Data section:
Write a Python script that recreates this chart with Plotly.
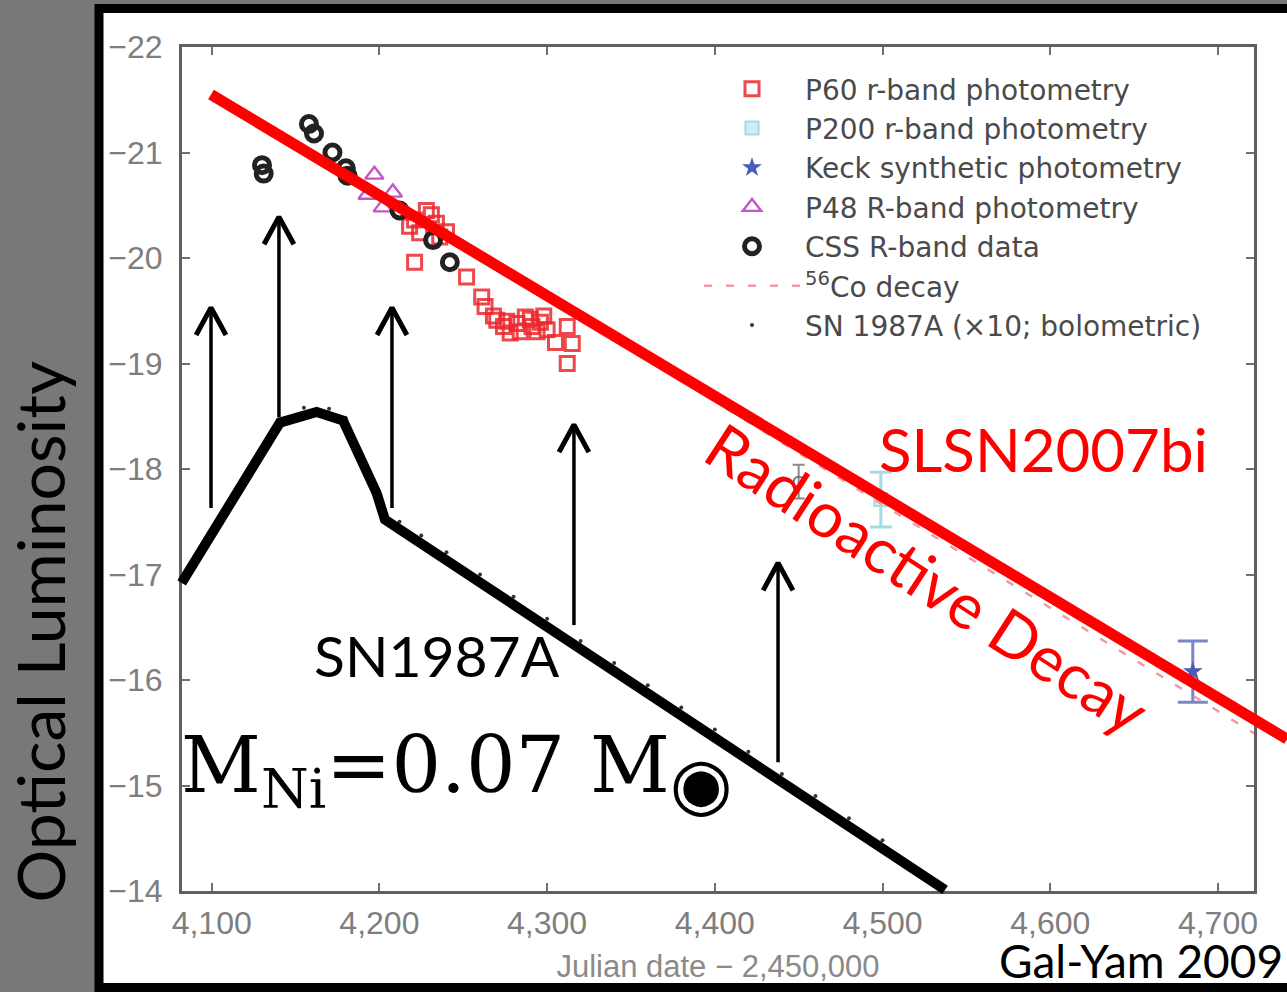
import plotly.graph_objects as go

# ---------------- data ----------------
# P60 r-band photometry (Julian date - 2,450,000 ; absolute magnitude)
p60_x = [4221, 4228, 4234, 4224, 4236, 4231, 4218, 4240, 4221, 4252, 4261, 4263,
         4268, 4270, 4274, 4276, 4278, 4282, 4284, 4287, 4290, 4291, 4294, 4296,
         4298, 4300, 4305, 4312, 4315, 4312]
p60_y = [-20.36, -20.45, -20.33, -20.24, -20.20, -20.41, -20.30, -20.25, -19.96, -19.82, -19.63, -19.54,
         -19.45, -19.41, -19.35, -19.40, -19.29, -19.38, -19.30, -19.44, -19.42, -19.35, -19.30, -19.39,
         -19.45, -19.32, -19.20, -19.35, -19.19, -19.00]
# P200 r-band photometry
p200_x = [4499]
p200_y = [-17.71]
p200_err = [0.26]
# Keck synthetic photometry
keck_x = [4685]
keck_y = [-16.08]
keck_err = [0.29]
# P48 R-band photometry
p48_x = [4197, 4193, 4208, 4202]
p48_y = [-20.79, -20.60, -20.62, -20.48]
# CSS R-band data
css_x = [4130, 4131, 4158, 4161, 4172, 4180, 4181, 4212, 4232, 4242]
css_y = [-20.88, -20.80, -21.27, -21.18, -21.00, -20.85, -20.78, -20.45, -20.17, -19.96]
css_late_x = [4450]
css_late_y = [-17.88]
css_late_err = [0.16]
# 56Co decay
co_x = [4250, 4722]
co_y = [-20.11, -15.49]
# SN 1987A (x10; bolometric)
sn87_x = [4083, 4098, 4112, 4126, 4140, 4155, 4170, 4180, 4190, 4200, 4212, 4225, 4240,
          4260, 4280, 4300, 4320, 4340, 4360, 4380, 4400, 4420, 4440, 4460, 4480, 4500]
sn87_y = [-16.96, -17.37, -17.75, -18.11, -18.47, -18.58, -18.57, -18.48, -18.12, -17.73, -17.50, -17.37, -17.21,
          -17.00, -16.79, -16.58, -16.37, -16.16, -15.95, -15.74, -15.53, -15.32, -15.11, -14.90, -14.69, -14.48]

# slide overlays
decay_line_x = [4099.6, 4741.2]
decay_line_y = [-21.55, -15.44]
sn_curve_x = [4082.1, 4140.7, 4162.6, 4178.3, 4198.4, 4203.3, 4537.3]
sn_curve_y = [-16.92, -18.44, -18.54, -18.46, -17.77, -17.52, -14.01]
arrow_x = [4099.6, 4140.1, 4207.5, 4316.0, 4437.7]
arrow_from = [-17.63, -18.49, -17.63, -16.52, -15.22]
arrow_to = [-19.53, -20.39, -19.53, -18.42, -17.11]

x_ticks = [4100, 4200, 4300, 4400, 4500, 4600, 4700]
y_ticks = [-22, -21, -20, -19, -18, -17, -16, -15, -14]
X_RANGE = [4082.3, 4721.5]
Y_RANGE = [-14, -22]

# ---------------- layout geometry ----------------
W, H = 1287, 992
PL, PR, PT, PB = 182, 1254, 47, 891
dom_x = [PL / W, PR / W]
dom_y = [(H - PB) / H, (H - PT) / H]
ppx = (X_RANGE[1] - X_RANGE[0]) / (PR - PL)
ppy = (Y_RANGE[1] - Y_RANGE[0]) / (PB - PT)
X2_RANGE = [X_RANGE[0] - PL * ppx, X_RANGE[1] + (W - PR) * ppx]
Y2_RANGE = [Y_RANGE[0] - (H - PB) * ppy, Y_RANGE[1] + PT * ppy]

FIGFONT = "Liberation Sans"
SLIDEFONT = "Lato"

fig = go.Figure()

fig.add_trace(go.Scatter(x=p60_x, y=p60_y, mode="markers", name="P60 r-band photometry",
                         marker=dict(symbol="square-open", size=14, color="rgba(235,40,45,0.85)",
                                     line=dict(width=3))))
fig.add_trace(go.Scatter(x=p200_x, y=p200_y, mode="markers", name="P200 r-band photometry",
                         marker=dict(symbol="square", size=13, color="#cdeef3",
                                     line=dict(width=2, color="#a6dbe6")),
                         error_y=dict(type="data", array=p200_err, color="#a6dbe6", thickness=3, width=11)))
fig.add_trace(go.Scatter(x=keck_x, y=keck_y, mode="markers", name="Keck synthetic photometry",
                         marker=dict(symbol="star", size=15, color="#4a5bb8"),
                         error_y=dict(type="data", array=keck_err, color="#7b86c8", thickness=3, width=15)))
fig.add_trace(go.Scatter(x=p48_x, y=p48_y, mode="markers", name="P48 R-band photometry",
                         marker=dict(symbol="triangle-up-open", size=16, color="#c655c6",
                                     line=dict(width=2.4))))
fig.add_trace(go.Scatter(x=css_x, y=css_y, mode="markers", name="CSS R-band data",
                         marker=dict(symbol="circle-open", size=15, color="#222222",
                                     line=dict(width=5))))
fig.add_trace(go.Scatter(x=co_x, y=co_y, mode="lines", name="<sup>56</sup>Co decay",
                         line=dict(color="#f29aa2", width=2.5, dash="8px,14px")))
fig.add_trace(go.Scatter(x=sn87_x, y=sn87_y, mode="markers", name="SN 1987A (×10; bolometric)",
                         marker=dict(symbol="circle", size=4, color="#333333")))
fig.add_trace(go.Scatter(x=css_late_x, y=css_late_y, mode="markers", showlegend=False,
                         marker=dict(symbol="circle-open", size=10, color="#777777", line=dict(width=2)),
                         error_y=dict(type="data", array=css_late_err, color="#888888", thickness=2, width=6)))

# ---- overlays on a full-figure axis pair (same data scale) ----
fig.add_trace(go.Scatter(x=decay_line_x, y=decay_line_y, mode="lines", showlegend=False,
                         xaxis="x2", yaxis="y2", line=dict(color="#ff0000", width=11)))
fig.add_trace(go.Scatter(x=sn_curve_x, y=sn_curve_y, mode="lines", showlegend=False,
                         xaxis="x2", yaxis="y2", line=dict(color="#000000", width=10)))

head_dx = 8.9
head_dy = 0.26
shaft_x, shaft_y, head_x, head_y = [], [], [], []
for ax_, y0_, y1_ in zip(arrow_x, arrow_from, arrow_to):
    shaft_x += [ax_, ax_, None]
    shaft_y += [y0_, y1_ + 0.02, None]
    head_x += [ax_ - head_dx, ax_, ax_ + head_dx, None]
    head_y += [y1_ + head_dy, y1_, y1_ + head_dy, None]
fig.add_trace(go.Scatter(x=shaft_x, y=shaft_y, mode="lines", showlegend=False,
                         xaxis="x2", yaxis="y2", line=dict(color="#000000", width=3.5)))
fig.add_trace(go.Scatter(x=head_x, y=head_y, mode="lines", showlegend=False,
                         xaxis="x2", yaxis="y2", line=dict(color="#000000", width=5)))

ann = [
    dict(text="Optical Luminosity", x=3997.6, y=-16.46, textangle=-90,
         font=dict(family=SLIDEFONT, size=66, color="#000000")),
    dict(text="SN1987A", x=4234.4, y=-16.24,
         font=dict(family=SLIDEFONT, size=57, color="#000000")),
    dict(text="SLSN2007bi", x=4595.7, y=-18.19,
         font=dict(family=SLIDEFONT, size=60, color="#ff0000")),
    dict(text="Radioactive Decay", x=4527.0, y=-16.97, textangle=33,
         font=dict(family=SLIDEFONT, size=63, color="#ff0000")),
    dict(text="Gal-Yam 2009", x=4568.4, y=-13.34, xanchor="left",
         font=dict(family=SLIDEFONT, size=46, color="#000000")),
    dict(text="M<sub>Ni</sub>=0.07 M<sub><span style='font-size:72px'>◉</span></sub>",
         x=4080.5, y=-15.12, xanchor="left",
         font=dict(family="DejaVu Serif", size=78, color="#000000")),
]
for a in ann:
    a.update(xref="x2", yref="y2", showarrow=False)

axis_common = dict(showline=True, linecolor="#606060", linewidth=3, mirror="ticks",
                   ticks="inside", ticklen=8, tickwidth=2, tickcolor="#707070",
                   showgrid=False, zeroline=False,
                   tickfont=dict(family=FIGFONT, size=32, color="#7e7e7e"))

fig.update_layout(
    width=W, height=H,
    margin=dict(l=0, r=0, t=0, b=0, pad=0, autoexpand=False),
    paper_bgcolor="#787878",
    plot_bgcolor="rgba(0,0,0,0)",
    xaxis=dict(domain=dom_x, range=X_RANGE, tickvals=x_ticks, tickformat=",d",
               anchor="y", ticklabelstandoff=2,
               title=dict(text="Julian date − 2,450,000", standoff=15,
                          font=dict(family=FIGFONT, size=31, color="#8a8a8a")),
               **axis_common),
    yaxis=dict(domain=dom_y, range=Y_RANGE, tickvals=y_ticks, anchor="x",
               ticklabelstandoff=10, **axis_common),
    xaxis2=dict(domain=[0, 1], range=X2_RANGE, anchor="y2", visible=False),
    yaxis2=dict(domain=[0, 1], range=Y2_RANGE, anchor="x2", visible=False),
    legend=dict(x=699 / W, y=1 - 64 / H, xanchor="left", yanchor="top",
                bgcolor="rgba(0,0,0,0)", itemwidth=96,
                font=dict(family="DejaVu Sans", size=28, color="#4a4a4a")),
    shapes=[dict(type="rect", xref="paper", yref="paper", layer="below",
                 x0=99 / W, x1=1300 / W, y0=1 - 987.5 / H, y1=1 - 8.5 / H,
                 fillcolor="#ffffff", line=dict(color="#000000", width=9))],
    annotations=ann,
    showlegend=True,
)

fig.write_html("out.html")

Short task:
Exactly as they appear, print the lines of the listing above from its first line through the line that contains "import plotly.graph_objects as go", minus the pictures.

Task output:
Write a Python script that recreates this chart with Plotly.
import plotly.graph_objects as go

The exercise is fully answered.